Supt. John Jarpe: Personal property tax needs a replacementPublished 11:45pm Wednesday, October 5, 2011
The Michigan Senate is considering Senate Bill 34. This legislation would eliminate the Personal Property Tax, or PPT. I can understand the desire to make our state and community more inviting to businesses. I totally get it that a business would want to locate across the border in Indiana if the taxes in Michigan are too high. However, this tax cut needs replacement revenue because of the shifted expenses that will result if the bill becomes law.
What is the PPT? This is a tax on commercial equipment and furniture, industrial equipment and machines, and other business types of fixtures. The money from the PPT is collected through tax millages from the state, local schools, and intermediate districts like Berrien RESA. So, if there is no longer a PPT, and it doesn’t get replaced by some other revenue, school funds that have already been reduced, will be reduced some more.
In past years, the state School Aid Fund has made up the difference if local taxes could not provide enough funding. However, increases in costs to the School Aid budget might not be covered. As we have pointed out before, the Governor and legislature were quite willing to use the School Aid Fund to cover public schools and community colleges last spring. This resulted in lower amounts for local districts.
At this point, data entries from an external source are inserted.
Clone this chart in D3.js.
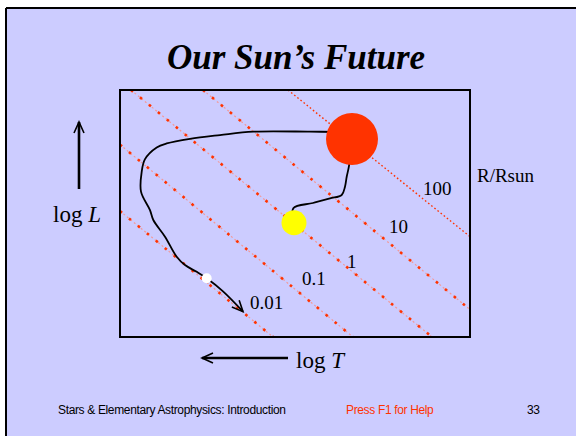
<html>
<head>
<meta charset="utf-8">
<style>
  body { margin: 0; background: #fff; }
  svg { display: block; }
</style>
</head>
<body>
<svg id="slide" width="576" height="436"></svg>
<script src="https://cdn.jsdelivr.net/npm/d3@7"></script>
<script>
    // constant-radius lines, R/Rsun, ends in (log T, log L)
    let radiusLabels = ["0.01", "0.1", "1", "10", "100"]
    let lineStart = [[5.5, 0.38], [5.5, 2.53], [5.39, 4.3], [4.67, 4.3], [3.82, 4.3]]
    let lineEnd = [[3.97, -3.7], [3.17, -3.7], [2.38, -3.7], [2.0, -2.81], [2.0, -0.45]]
    let labelAt = [[4.2, -2.79], [3.68, -2.02], [3.23, -1.47], [2.81, -0.33], [2.47, 0.90]]

    // the sun's track: main sequence -> red giant
    let climbLogT = [3.76, 3.767, 3.57, 3.40, 3.283, 3.25, 3.233, 3.21, 3.18]
    let climbLogL = [0.0, 0.47, 0.64, 0.79, 0.90, 1.17, 1.49, 1.84, 2.71]

    // red giant -> white dwarf
    let fallLogT = [3.30, 3.60, 4.167, 4.50, 4.80, 5.033, 5.133, 5.25, 5.283, 5.29, 5.20, 5.167, 5.05, 4.933, 4.85, 4.733, 4.633, 4.467, 4.27]
    let fallLogL = [2.94, 2.95, 2.95, 2.84, 2.72, 2.57, 2.44, 2.06, 1.65, 1.01, 0.41, 0.09, -0.45, -1.10, -1.37, -1.59, -1.80, -2.23, -2.88]

    let sun = [3.76, 0.0]
    let giant = [3.18, 2.71]
    let dwarf = [4.633, -1.80]

    let svg = d3.select("#slide")

    // slide background and border
    svg.append("rect").attr("x", 0).attr("y", 0).attr("width", 576).attr("height", 436).style("fill", "#fff")
    svg.append("rect").attr("x", 6).attr("y", 8).attr("width", 570).attr("height", 428).style("fill", "#ccccff")
    svg.append("line").attr("x1", 6).attr("y1", 8).attr("x2", 576).attr("y2", 8).style("stroke", "#000").style("stroke-width", 2)
    svg.append("line").attr("x1", 6).attr("y1", 8).attr("x2", 6).attr("y2", 436).style("stroke", "#000").style("stroke-width", 2)

    svg.append("text")
        .attr("x", 296).attr("y", 69)
        .attr("text-anchor", "middle")
        .style("font-family", "'Liberation Serif', 'Times New Roman', serif")
        .style("font-weight", "bold").style("font-style", "italic")
        .style("font-size", "35px")
        .text("Our Sun\u2019s Future")

    let x = d3.scaleLinear().domain([5.5, 2.0]).range([120, 470])
    let y = d3.scaleLinear().domain([-3.7, 4.3]).range([337, 90])

    let defs = svg.append("defs")
    defs.append("clipPath").attr("id", "box")
        .append("rect")
        .attr("x", x.range()[0]).attr("y", y.range()[1])
        .attr("width", x.range()[1] - x.range()[0])
        .attr("height", y.range()[0] - y.range()[1])

    defs.append("marker")
        .attr("id", "vee")
        .attr("viewBox", "-12 -7 14 14")
        .attr("refX", 0).attr("refY", 0)
        .attr("markerWidth", 14).attr("markerHeight", 14)
        .attr("markerUnits", "userSpaceOnUse")
        .attr("orient", "auto")
        .append("path")
        .attr("d", "M-11,-5 L0,0 L-11,5")
        .style("fill", "none").style("stroke", "#000").style("stroke-width", 1.6)

    let plot = svg.append("g").attr("clip-path", "url(#box)")

    let lines = radiusLabels.map((r, i) => ({ r: r, a: lineStart[i], b: lineEnd[i], at: labelAt[i] }))

    // pale dashes underneath, red dots on top
    plot.selectAll("line.pale")
        .data(lines.filter(d => d.r != "100"))
        .enter().append("line")
        .attr("class", "pale")
        .attr("x1", d => x(d.a[0])).attr("y1", d => y(d.a[1]))
        .attr("x2", d => x(d.b[0])).attr("y2", d => y(d.b[1]))
        .style("stroke", "#f29a9a").style("stroke-width", 1.2)
        .style("stroke-dasharray", "2,2.5")

    plot.selectAll("line.dots")
        .data(lines)
        .enter().append("line")
        .attr("class", "dots")
        .attr("x1", d => x(d.a[0])).attr("y1", d => y(d.a[1]))
        .attr("x2", d => x(d.b[0])).attr("y2", d => y(d.b[1]))
        .style("stroke", "#ff3300")
        .style("stroke-width", d => d.r == "100" ? 1.4 : 2.6)
        .style("stroke-dasharray", d => d.r == "100" ? "1.6,2.4" : "2.6,9")

    let track = d3.line().x(d => x(d[0])).y(d => y(d[1])).curve(d3.curveCatmullRom)

    plot.append("path")
        .datum(climbLogT.map((t, i) => [t, climbLogL[i]]))
        .attr("d", track)
        .style("fill", "none").style("stroke", "#000").style("stroke-width", 1.8)

    svg.append("path")
        .datum(fallLogT.map((t, i) => [t, fallLogL[i]]))
        .attr("d", track)
        .attr("marker-end", "url(#vee)")
        .style("fill", "none").style("stroke", "#000").style("stroke-width", 1.8)

    svg.append("circle").attr("cx", x(giant[0])).attr("cy", y(giant[1])).attr("r", 26).style("fill", "#ff3300")
    svg.append("circle").attr("cx", x(sun[0])).attr("cy", y(sun[1])).attr("r", 12.5).style("fill", "#ffff00")
    svg.append("circle").attr("cx", x(dwarf[0])).attr("cy", y(dwarf[1])).attr("r", 5).style("fill", "#fff")

    svg.append("rect")
        .attr("x", x.range()[0]).attr("y", y.range()[1])
        .attr("width", x.range()[1] - x.range()[0])
        .attr("height", y.range()[0] - y.range()[1])
        .style("fill", "none").style("stroke", "#000").style("stroke-width", 2)

    let serif = "'Liberation Serif', 'Times New Roman', serif"

    svg.selectAll("text.rlab")
        .data(lines)
        .enter().append("text")
        .attr("class", "rlab")
        .attr("x", d => x(d.at[0])).attr("y", d => y(d.at[1]))
        .style("font-family", serif).style("font-size", "19px")
        .text(d => d.r)

    svg.append("text")
        .attr("x", 477).attr("y", 182)
        .style("font-family", serif).style("font-size", "19px")
        .text("R/Rsun")

    // axis arrows
    let arrow = (x1, y1, x2, y2) => svg.append("line")
        .attr("x1", x1).attr("y1", y1).attr("x2", x2).attr("y2", y2)
        .attr("marker-end", "url(#vee)")
        .style("stroke", "#000").style("stroke-width", 2.6)

    arrow(79, 189, 79, 122)
    arrow(288, 358, 202, 358)

    let yLab = svg.append("text").attr("x", 53).attr("y", 222)
        .style("font-family", serif).style("font-size", "23px")
    yLab.append("tspan").text("log ")
    yLab.append("tspan").style("font-style", "italic").text("L")

    let xLab = svg.append("text").attr("x", 296).attr("y", 368)
        .style("font-family", serif).style("font-size", "23px")
    xLab.append("tspan").text("log ")
    xLab.append("tspan").style("font-style", "italic").text("T")

    // footer
    let sans = "'Liberation Sans', Arial, sans-serif"
    svg.append("text").attr("x", 58).attr("y", 414)
        .style("font-family", sans).style("font-size", "12px").style("letter-spacing", "-0.35px")
        .text("Stars & Elementary Astrophysics: Introduction")
    svg.append("text").attr("x", 346).attr("y", 414)
        .style("font-family", sans).style("font-size", "12px").style("letter-spacing", "-0.35px")
        .style("fill", "#ff3300")
        .text("Press F1 for Help")
    svg.append("text").attr("x", 527).attr("y", 414)
        .style("font-family", sans).style("font-size", "12px").style("letter-spacing", "-0.35px")
        .text("33")
</script>
</body>
</html>
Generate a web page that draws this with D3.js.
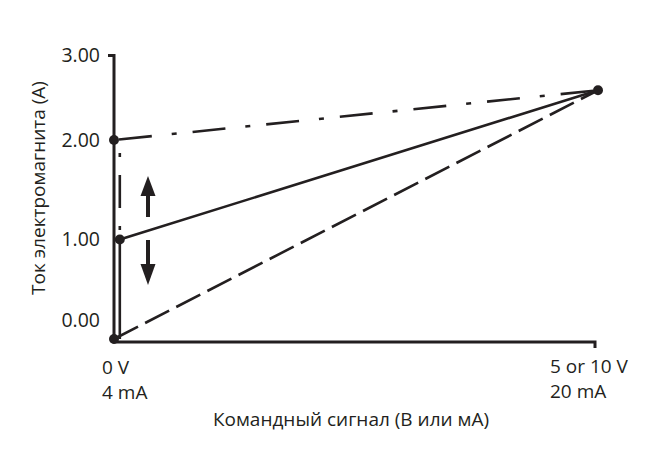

In addition to operating millages, many school districts, like Brandywine, have debt millages that were approved by voters to do construction projects to keep our schools up-to-date. We are most thankful to our community for that support. The law states that those millages are written so that the pay-off rates must automatically increase if necessary, in order to make payments. Of course, they can also be reduced, during strong economic times. But, if a main source of tax revenue, like the PPT, is taken away and not replaced, the tax costs can get passed on to the other taxpayers. In this case, that becomes the homeowner.
The estimated impact on the Brandywine Community Schools for the elimination of the PPT is about $65,000. Taxes are not helpful to businesses, but cutting revenue to schools and legally forcing schools to pass along taxes to homeowners is not helpful, either. If you have concerns, contact Senator John Proos or Representative Sharon Tyler. Urge them to consider replacement revenues if they cut the PPT.